Well, he helped anyway.
This is the time of the year when everyone in my company has to write a self-evaluation. It’s pretty much the least enjoyable thing I ever have to do here, because as much as I like to write, and even though I get paid to write, I loathe writing in corporate-speak.
If it were up to me, my review would read something like: “I finished all my work on time. I did my best to be nice to people (even the annoying ones). I wasn’t perfect, but I think I did a damn good job and you should be very thankful that I show up every day.”
Instead they want something that reads more like: “Considered data provided by business partners when building content matrix of user options and dynamic help, to determine information hierarchies.”

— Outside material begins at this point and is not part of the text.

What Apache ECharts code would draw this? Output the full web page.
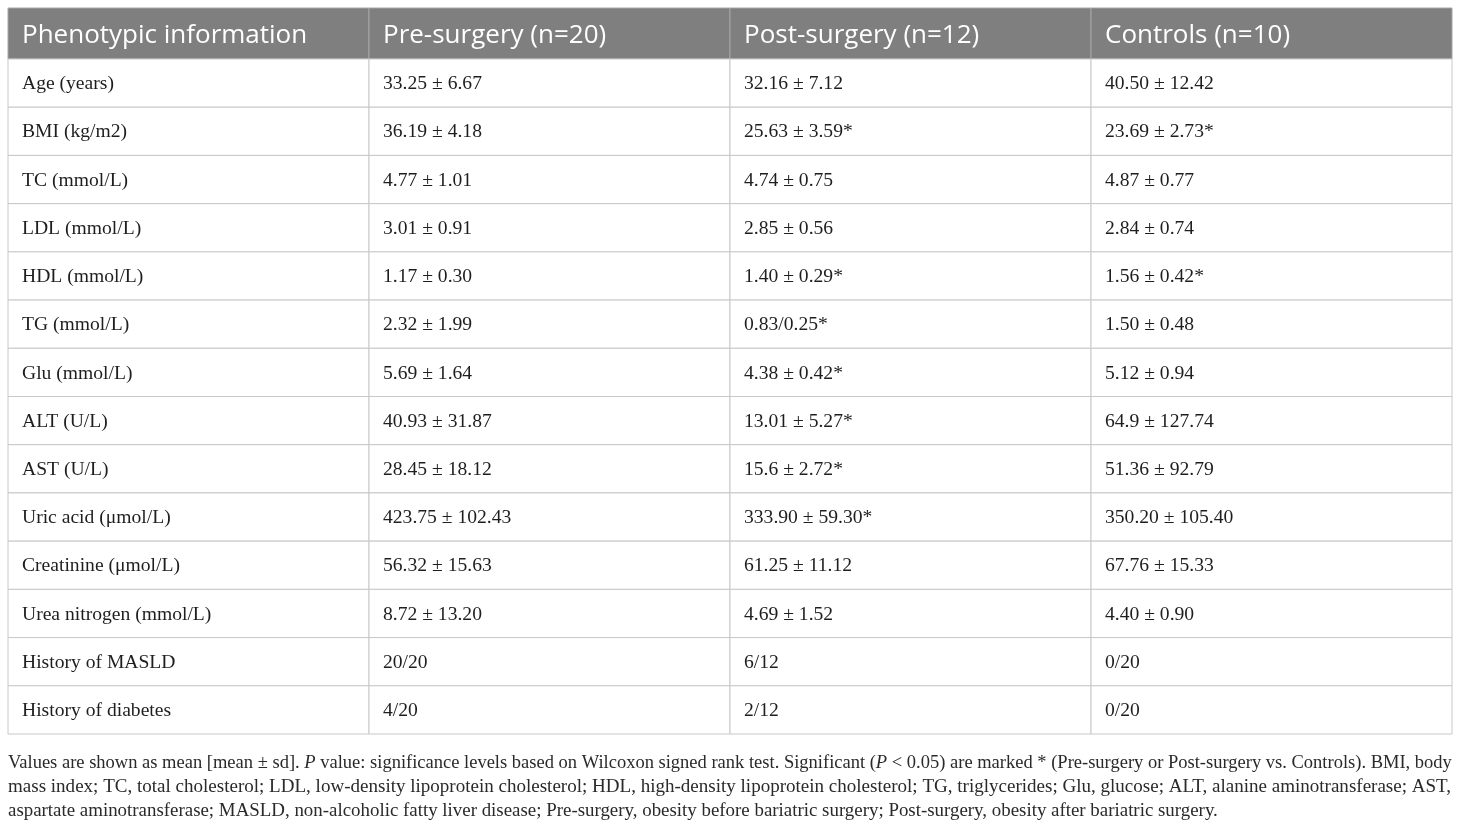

I don’t think that makes any sense, but it’s got enough buzzwords in it to make it sound like I know what I’m doing.
The most difficult part of this already tedious evaluation was figuring out how to address feedback regarding my attitude. Apparently, I could be nicer. I mean, I’m nice, I bake lots of cookies and loan people books and DVDs (and burn them Jason Mraz CDs to hook them into our happy little community), but that’s just the people I like. The people I don’t like… know it.
I’ve never been very good at pretending to like people who I find to be repulsive, shallow, smarmy, incompetent or just dull. I’m working on it though, trying to find that one good thing that everyone is supposed to have in them and focus on it, even when they’re saying, “So, I just went ahead and rewrote this all for you so you know what I want. I hope that’s ok. [Smirk]”
Right, so how to say, “Really, I promise, I’m really trying to be a more kind, patient person in the office. Honest I am”? I started over and over again and nothing was quite right, but as I was listening to We Steal Things I realized the answer was right in front of me the whole time.
“Practiced kindness and gratitude for team members by encouraging their participation, thanking them for their time and ideas and increasing time spent in face-to-face interactions to ensure I delivered work that met their expectations.”
Mraz and his philosophy save the day. And for that, I am truly grateful.